The Tupperware "rep" is now called a Culinary Advisor and as our expert lives next door but one to Max's parents (the Bopes) they became the first ones to organise a Culinary Know-How Workshop, which I managed to avoid as I was away in London. It just didn't seem to be the kind of activity to be indulging in in 2010. Not yet post ironic, too kitch for iconic, there just didn't seem to be any acceptable excuses to be linked in anyway with old plastic. For heaven's sake we've invented Lakeland for all that! The second we felt obliged to attend as it was being held at "les oncles" and we wanted to be there for them and to up their points count so that they could avail themselves of something even more expensive from the formidably priced catalogue.
I can only blame Max for the third as he actually volunteered. Yes, he signed up for his very own Tupperware party. Admittedly our party organiser was laying on the heavy psychology to those who demurred with "so didn't you enjoy yourself this afternoon?" I secretly hurrahed the woman who didn't give in. After much soul searching I offered my support to Max's event, but only as a behind the scenes factotum and as long as I didn't have to sit through a second réunion.

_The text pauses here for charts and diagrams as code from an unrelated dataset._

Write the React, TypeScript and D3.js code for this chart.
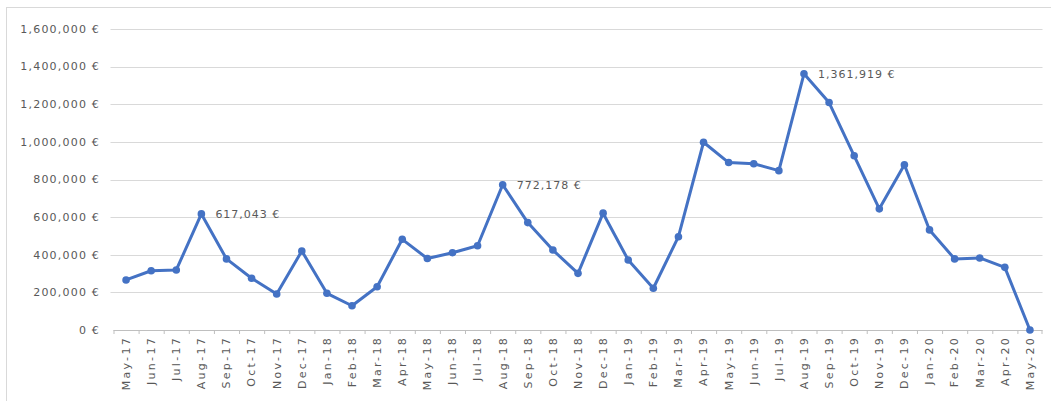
import React from "react";
import * as d3 from "d3";

// Monthly revenue, May 2017 – May 2020
const months: string[] = [
  "May-17", "Jun-17", "Jul-17", "Aug-17", "Sep-17", "Oct-17", "Nov-17", "Dec-17",
  "Jan-18", "Feb-18", "Mar-18", "Apr-18", "May-18", "Jun-18", "Jul-18", "Aug-18",
  "Sep-18", "Oct-18", "Nov-18", "Dec-18", "Jan-19", "Feb-19", "Mar-19", "Apr-19",
  "May-19", "Jun-19", "Jul-19", "Aug-19", "Sep-19", "Oct-19", "Nov-19", "Dec-19",
  "Jan-20", "Feb-20", "Mar-20", "Apr-20", "May-20",
];

const revenue: number[] = [
  266000, 315000, 319000, 617043, 378000, 275000, 191000, 420000,
  195000, 129000, 230000, 482000, 380000, 411000, 448000, 772178,
  571000, 425000, 301000, 621000, 372000, 222000, 496000, 998000,
  890000, 884000, 847000, 1361919, 1209000, 926000, 644000, 878000,
  532000, 378000, 383000, 333000, 0,
];

// Peaks that carry a value label
const labelledMonths: string[] = ["Aug-17", "Aug-18", "Aug-19"];

const yTicks: number[] = [0, 200000, 400000, 600000, 800000, 1000000, 1200000, 1400000, 1600000];

const W = 1051;
const H = 401;
const FONT = "'DejaVu Sans', sans-serif";
const TEXT = "#595959";
const GRID = "#d9d9d9";
const BLUE = "#4472C4";

const fmt = (v: number) => d3.format(",")(v) + " €";

export default function App() {
  const x = d3.scaleBand<string>().domain(months).range([113.5, 1042.5]).padding(0);
  const cx = (m: string) => (x(m) as number) + x.bandwidth() / 2;
  const y = d3.scaleLinear().domain([0, 1600000]).range([330, 29]);

  const pts = months.map((m, i) => ({ m, v: revenue[i] }));
  const line = d3
    .line<{ m: string; v: number }>()
    .x((d) => cx(d.m))
    .y((d) => y(d.v));

  const [x0, x1] = x.range();

  return (
    <svg
      width={W}
      height={H}
      style={{ position: "absolute", left: 0, top: 0, background: "#fff" }}
      fontFamily={FONT}
    >
      <rect x={6.5} y={7.5} width={W} height={H} fill="#fff" stroke={GRID} />

      {/* horizontal gridlines and value axis */}
      {yTicks.map((t) => (
        <g key={t}>
          {t > 0 && (
            <line x1={x0 - 3} x2={x1} y1={Math.round(y(t)) + 0.5} y2={Math.round(y(t)) + 0.5} stroke={GRID} />
          )}
          <text
            x={100}
            y={y(t)}
            dy="0.35em"
            textAnchor="end"
            fontSize={11}
            letterSpacing={1.2}
            fill={TEXT}
          >
            {fmt(t)}
          </text>
        </g>
      ))}

      {/* category axis */}
      <line x1={x0} x2={x1} y1={Math.round(y(0)) + 0.5} y2={Math.round(y(0)) + 0.5} stroke="#bfbfbf" />
      {months.map((m) => (
        <line
          key={"tk" + m}
          x1={(x(m) as number) + 0.5}
          x2={(x(m) as number) + 0.5}
          y1={y(0)}
          y2={y(0) + 4}
          stroke="#bfbfbf"
        />
      ))}
      <line x1={x1 - 0.5} x2={x1 - 0.5} y1={y(0)} y2={y(0) + 4} stroke="#bfbfbf" />
      {months.map((m) => (
        <text
          key={"lb" + m}
          transform={`translate(${cx(m)},${y(0) + 6}) rotate(-90)`}
          dy="0.35em"
          textAnchor="end"
          fontSize={11}
          letterSpacing={2.3}
          fill={TEXT}
        >
          {m}
        </text>
      ))}

      {/* revenue series */}
      <path d={line(pts) || ""} fill="none" stroke={BLUE} strokeWidth={3} strokeLinejoin="round" />
      {pts.map((p) => (
        <circle key={"pt" + p.m} cx={cx(p.m)} cy={y(p.v)} r={3.8} fill={BLUE} />
      ))}

      {/* peak value labels */}
      {pts
        .filter((p) => labelledMonths.includes(p.m))
        .map((p) => (
          <text
            key={"val" + p.m}
            x={cx(p.m) + 14}
            y={y(p.v)}
            dy="0.35em"
            fontSize={11}
            letterSpacing={1}
            fill={TEXT}
          >
            {fmt(p.v)}
          </text>
        ))}
    </svg>
  );
}
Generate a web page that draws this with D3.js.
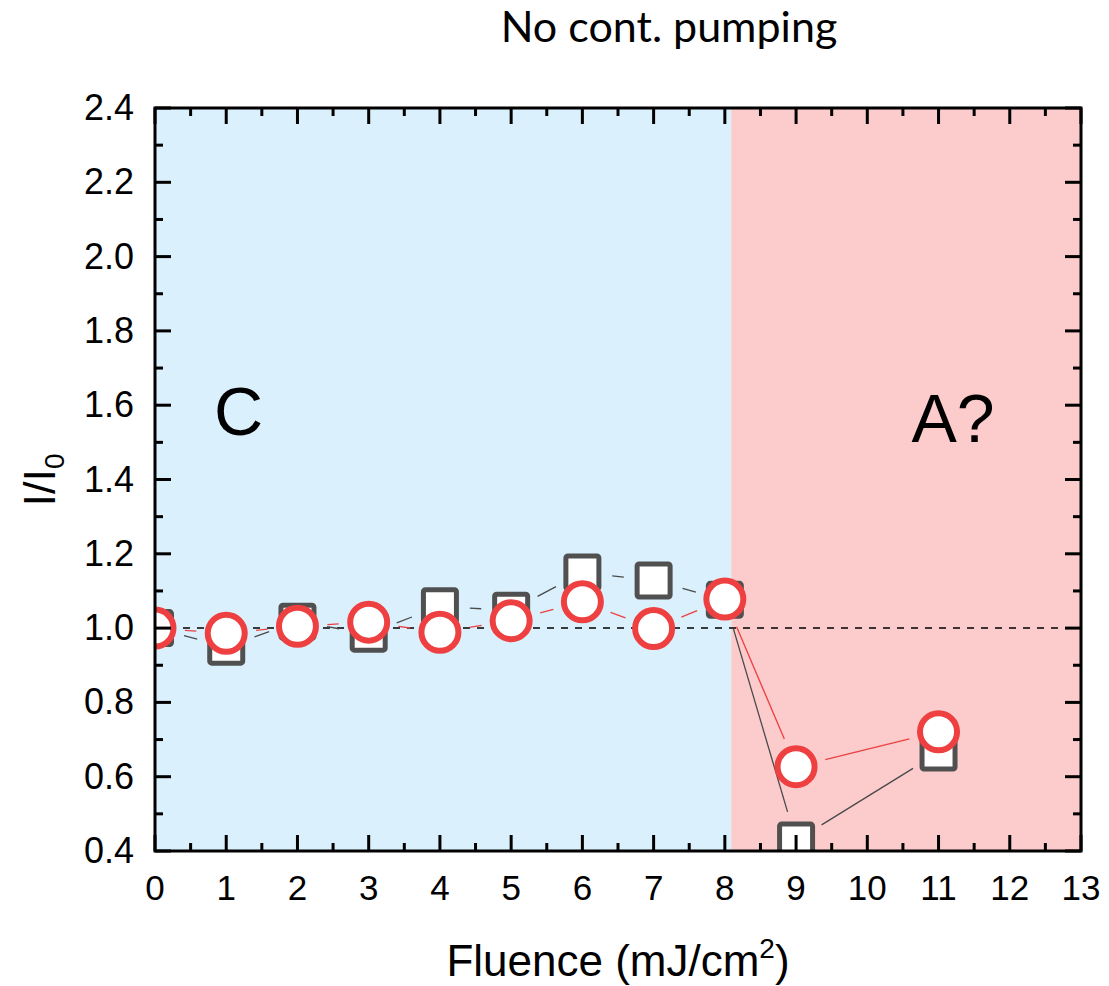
<!DOCTYPE html>
<html>
<head>
<meta charset="utf-8">
<script src="https://cdn.jsdelivr.net/npm/d3@7"></script>
<style>
  html, body { margin: 0; padding: 0; background: #fff; }
  svg { display: block; }
</style>
</head>
<body>
<svg id="chart" width="1109" height="986"></svg>
<script>
// ---- data ----
const fluence = [0, 1, 2, 3, 4, 5, 6, 7, 8, 9, 11];
const squareVals = [1.00, 0.95, 1.017, 0.985, 1.059, 1.047, 1.15, 1.128, 1.076, 0.428, 0.665];
const circleVals = [1.00, 0.986, 1.005, 1.016, 0.989, 1.02, 1.071, 0.999, 1.078, 0.627, 0.721];
const xTicks = [0,1,2,3,4,5,6,7,8,9,10,11,12,13];
const yTicks = [0.4,0.6,0.8,1.0,1.2,1.4,1.6,1.8,2.0,2.2,2.4];
const regions = [
  {from: 0, to: 8.09, color: "#daf0fd", label: "C", labelX: 0.83, labelY: 1.52},
  {from: 8.09, to: 13, color: "#fccbcb", label: "A?", labelX: 10.62, labelY: 1.50}
];
const refLine = 1.0;
const title = "No cont. pumping";

// ---- layout ----
const svg = d3.select("#chart");
const L = 155, R = 1081, T = 108, B = 851;
const x = d3.scaleLinear().domain([0, 13]).range([L, R]);
const y = d3.scaleLinear().domain([0.4, 2.4]).range([B, T]);

svg.append("defs").append("clipPath").attr("id", "plotclip")
  .append("rect").attr("x", L).attr("y", T).attr("width", R - L).attr("height", B - T);

const plot = svg.append("g").attr("clip-path", "url(#plotclip)");

// background regions
plot.selectAll("rect.region").data(regions).enter().append("rect")
  .attr("class", "region")
  .attr("x", d => x(d.from)).attr("y", T)
  .attr("width", d => x(d.to) - x(d.from)).attr("height", B - T)
  .attr("fill", d => d.color);

// reference dashed line
plot.append("line")
  .attr("x1", L).attr("x2", R).attr("y1", y(refLine)).attr("y2", y(refLine))
  .attr("stroke", "#000").attr("stroke-width", 1.5).attr("stroke-dasharray", "7,7");

// region labels
svg.selectAll("text.rlabel").data(regions).enter().append("text")
  .attr("class", "rlabel")
  .attr("x", d => x(d.labelX)).attr("y", d => y(d.labelY))
  .attr("font-family", "Liberation Sans, Arial, sans-serif")
  .attr("font-size", 68).attr("fill", "#000")
  .text(d => d.label);

// connecting lines with gaps
function gappedSegments(vals, gap) {
  const segs = [];
  for (let i = 0; i < vals.length - 1; i++) {
    const x1 = x(fluence[i]), y1 = y(vals[i]);
    const x2 = x(fluence[i + 1]), y2 = y(vals[i + 1]);
    const dx = x2 - x1, dy = y2 - y1, len = Math.hypot(dx, dy);
    if (len <= 2 * gap) continue;
    const ux = dx / len, uy = dy / len;
    segs.push([x1 + ux * gap, y1 + uy * gap, x2 - ux * gap, y2 - uy * gap]);
  }
  return segs;
}
plot.selectAll("line.sq").data(gappedSegments(squareVals, 30)).enter().append("line")
  .attr("x1", d => d[0]).attr("y1", d => d[1]).attr("x2", d => d[2]).attr("y2", d => d[3])
  .attr("stroke", "#4a4a4a").attr("stroke-width", 1.3);
plot.selectAll("line.ci").data(gappedSegments(circleVals, 30)).enter().append("line")
  .attr("x1", d => d[0]).attr("y1", d => d[1]).attr("x2", d => d[2]).attr("y2", d => d[3])
  .attr("stroke", "#ee4040").attr("stroke-width", 1.3);

// squares
const sq = 33;
plot.selectAll("rect.sqm").data(squareVals).enter().append("rect")
  .attr("x", (d, i) => x(fluence[i]) - sq / 2).attr("y", d => y(d) - sq / 2)
  .attr("width", sq).attr("height", sq).attr("rx", 2)
  .attr("fill", "#fff").attr("stroke", "#505050").attr("stroke-width", 5);

// circles
plot.selectAll("circle.cm").data(circleVals).enter().append("circle")
  .attr("cx", (d, i) => x(fluence[i])).attr("cy", d => y(d)).attr("r", 18.5)
  .attr("fill", "#fff").attr("stroke", "#ee4040").attr("stroke-width", 6);

// frame
svg.append("rect").attr("x", L).attr("y", T).attr("width", R - L).attr("height", B - T)
  .attr("fill", "none").attr("stroke", "#000").attr("stroke-width", 3);

// ticks
const tickG = svg.append("g").attr("stroke", "#000").attr("stroke-width", 3);
const xMinor = d3.range(0.5, 13, 1);
const yMinor = d3.range(0.5, 2.4, 0.2).map(v => +v.toFixed(2));
const MAJ = 16, MIN = 8;
xTicks.forEach(v => {
  tickG.append("line").attr("x1", x(v)).attr("x2", x(v)).attr("y1", B).attr("y2", B - MAJ);
  tickG.append("line").attr("x1", x(v)).attr("x2", x(v)).attr("y1", T).attr("y2", T + MAJ);
});
xMinor.forEach(v => {
  tickG.append("line").attr("x1", x(v)).attr("x2", x(v)).attr("y1", B).attr("y2", B - MIN);
  tickG.append("line").attr("x1", x(v)).attr("x2", x(v)).attr("y1", T).attr("y2", T + MIN);
});
yTicks.forEach(v => {
  tickG.append("line").attr("x1", L).attr("x2", L + MAJ).attr("y1", y(v)).attr("y2", y(v));
  tickG.append("line").attr("x1", R).attr("x2", R - MAJ).attr("y1", y(v)).attr("y2", y(v));
});
yMinor.forEach(v => {
  tickG.append("line").attr("x1", L).attr("x2", L + MIN).attr("y1", y(v)).attr("y2", y(v));
  tickG.append("line").attr("x1", R).attr("x2", R - MIN).attr("y1", y(v)).attr("y2", y(v));
});

// tick labels
const font = "Liberation Sans, Arial, sans-serif";
svg.selectAll("text.xt").data(xTicks).enter().append("text")
  .attr("x", d => x(d)).attr("y", 900).attr("text-anchor", "middle")
  .attr("font-family", font).attr("font-size", 35).text(d => d);
svg.selectAll("text.yt").data(yTicks).enter().append("text")
  .attr("x", 134).attr("y", d => y(d) + 12).attr("text-anchor", "end")
  .attr("font-family", font).attr("font-size", 36).text(d => d.toFixed(1));

// axis titles
const xt = svg.append("text").attr("x", 618).attr("y", 976).attr("text-anchor", "middle")
  .attr("font-family", font).attr("font-size", 44);
xt.append("tspan").text("Fluence (mJ/cm");
xt.append("tspan").attr("font-size", 28).attr("dy", -18).text("2");
xt.append("tspan").attr("dy", 18).text(")");

const yt = svg.append("text").attr("transform", "translate(55,480) rotate(-90)")
  .attr("text-anchor", "middle").attr("font-family", font).attr("font-size", 45);
yt.append("tspan").text("I/I");
yt.append("tspan").attr("font-size", 28).attr("dy", 9).text("0");

// title
svg.append("text").attr("x", 669).attr("y", 42).attr("text-anchor", "middle")
  .attr("font-family", "Lato, Open Sans, sans-serif").attr("font-size", 43)
  .text(title);
</script>
</body>
</html>
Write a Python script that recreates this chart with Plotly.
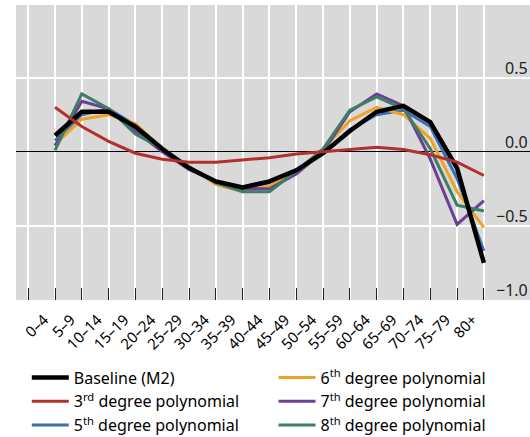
import plotly.graph_objects as go

categories = ["0–4", "5–9", "10–14", "15–19", "20–24", "25–29", "30–34", "35–39",
              "40–44", "45–49", "50–54", "55–59", "60–64", "65–69", "70–74", "75–79", "80+"]

baseline = [0.11, 0.27, 0.27, 0.17, 0.02, -0.11, -0.20, -0.24, -0.20, -0.125, -0.01,
            0.14, 0.27, 0.31, 0.20, -0.11, -0.75]
poly3 = [0.30, 0.17, 0.07, -0.01, -0.05, -0.07, -0.07, -0.055, -0.04, -0.015, 0.00,
         0.02, 0.03, 0.015, -0.02, -0.07, -0.16]
poly5 = [0.075, 0.25, 0.29, 0.18, 0.01, -0.11, -0.20, -0.25, -0.21, -0.13, -0.01,
         0.15, 0.25, 0.28, 0.17, -0.18, -0.67]
poly6 = [0.05, 0.22, 0.25, 0.19, 0.02, -0.10, -0.22, -0.27, -0.23, -0.13, 0.02,
         0.21, 0.30, 0.25, 0.09, -0.27, -0.51]
poly7 = [0.04, 0.34, 0.29, 0.14, 0.00, -0.12, -0.20, -0.25, -0.25, -0.15, 0.00,
         0.27, 0.39, 0.31, -0.05, -0.49, -0.33]
poly8 = [0.01, 0.39, 0.29, 0.12, 0.02, -0.10, -0.21, -0.27, -0.27, -0.13, 0.02,
         0.28, 0.37, 0.29, 0.02, -0.36, -0.40]

y_ticks = [-1.0, -0.5, 0.0, 0.5, 1.0]
y_ticktext = ["−1.0", "−0.5", "0.0", "0.5", ""]

x_idx = list(range(len(categories)))

FONT = "Noto Sans"

fig = go.Figure()


def add(name, vals, col, w, legend, rank):
    fig.add_trace(go.Scatter(x=x_idx, y=vals, mode="lines", name=name,
                             line=dict(color=col, width=w), legend=legend,
                             legendrank=rank))


# drawing order (bottom to top)
add("5<sup>th</sup> degree polynomial", poly5, "#3b6fb6", 3, "legend", 3)
add("6<sup>th</sup> degree polynomial", poly6, "#f0a225", 3, "legend2", 1)
add("7<sup>th</sup> degree polynomial", poly7, "#6b3f91", 3, "legend2", 2)
add("8<sup>th</sup> degree polynomial", poly8, "#3e7e68", 3, "legend2", 3)
add("Baseline (M2)", baseline, "#000000", 4.5, "legend", 1)
add("3<sup>rd</sup> degree polynomial", poly3, "#b3312c", 3, "legend", 2)

leg_common = dict(orientation="v", yanchor="top", xanchor="left",
                  itemwidth=37, font=dict(size=16, family=FONT, color="#000000"),
                  bgcolor="rgba(0,0,0,0)", traceorder="normal", tracegroupgap=0)

fig.update_layout(
    width=530, height=437,
    margin=dict(l=16, r=0, t=5, b=137, autoexpand=False),
    paper_bgcolor="white",
    plot_bgcolor="#d9d9d9",
    font=dict(family=FONT, size=14, color="#000000"),
    showlegend=True,
    legend=dict(x=0.021, y=-0.205, **leg_common),
    legend2=dict(x=0.501, y=-0.205, **leg_common),
)

for v, t in zip(y_ticks, y_ticktext):
    if t:
        fig.add_annotation(x=1, xref="paper", xanchor="right", xshift=0,
                           y=v, yref="y", yanchor="middle", yshift=10,
                           text=t, showarrow=False,
                           font=dict(size=16, family=FONT, color="#222222"))

fig.update_xaxes(
    range=[-1.455, 17.72],
    tickmode="array",
    tickvals=[-1] + x_idx,
    ticktext=[""] + categories,
    tickangle=-45,
    ticks="inside", ticklen=12, tickwidth=1.3, tickcolor="#222222",
    ticklabelshift=-11, ticklabelstandoff=7,
    showgrid=True, gridcolor="white", gridwidth=1.5,
    zeroline=False, showline=False,
    tickfont=dict(size=15, family=FONT),
    automargin=False,
)

fig.update_yaxes(
    range=[-1.0, 0.99],
    tickmode="array",
    tickvals=y_ticks,
    showticklabels=False,
    ticks="",
    showgrid=True, gridcolor="white", gridwidth=1.5,
    zeroline=True, zerolinecolor="#000000", zerolinewidth=1,
    showline=False,
    automargin=False,
)

fig.write_html("out.html",
               config={"displayModeBar": False},
               post_script="document.body.style.margin='0px';"
                           "document.body.style.overflow='hidden';")
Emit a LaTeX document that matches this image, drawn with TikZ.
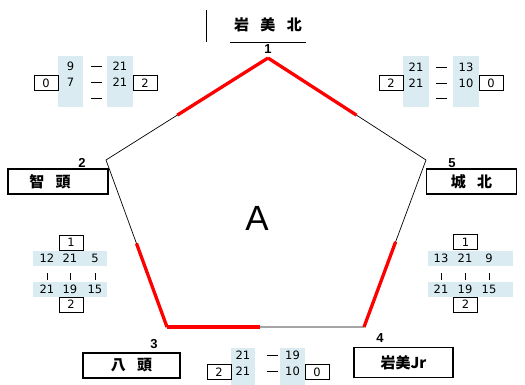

There is nothing intrinsically wrong with Tupperware. It is about as attractive as plastic can be and comes in a range of different colours, indeed it isn't even all plastic. It does what it is supposed to do and looks OK. So where's the rub? In one word: the price. It is extortionately expensive. One example: the mini muffins silicon baking mould cost 29,99€ from Tupperware. Auchan had one on sale for 8€ reduced to 5€ recently and even the top of the range designer branded one in Printemps would have set us back a mere 20€. The latest gadget is designed to steam in your microwave and is priced at 150€.
The plastic takes a back seat during the "party" as the cooking workshop takes top billing. For this is how plastic boxes and kitchen implements are marketed these days: cookery demonstrations using Tupperware products. That's really what I don't get viz the recipes are easy enough to follow, the ingredients easy enough to source, the results tasty enough BUT what has that got to do with Tupperware?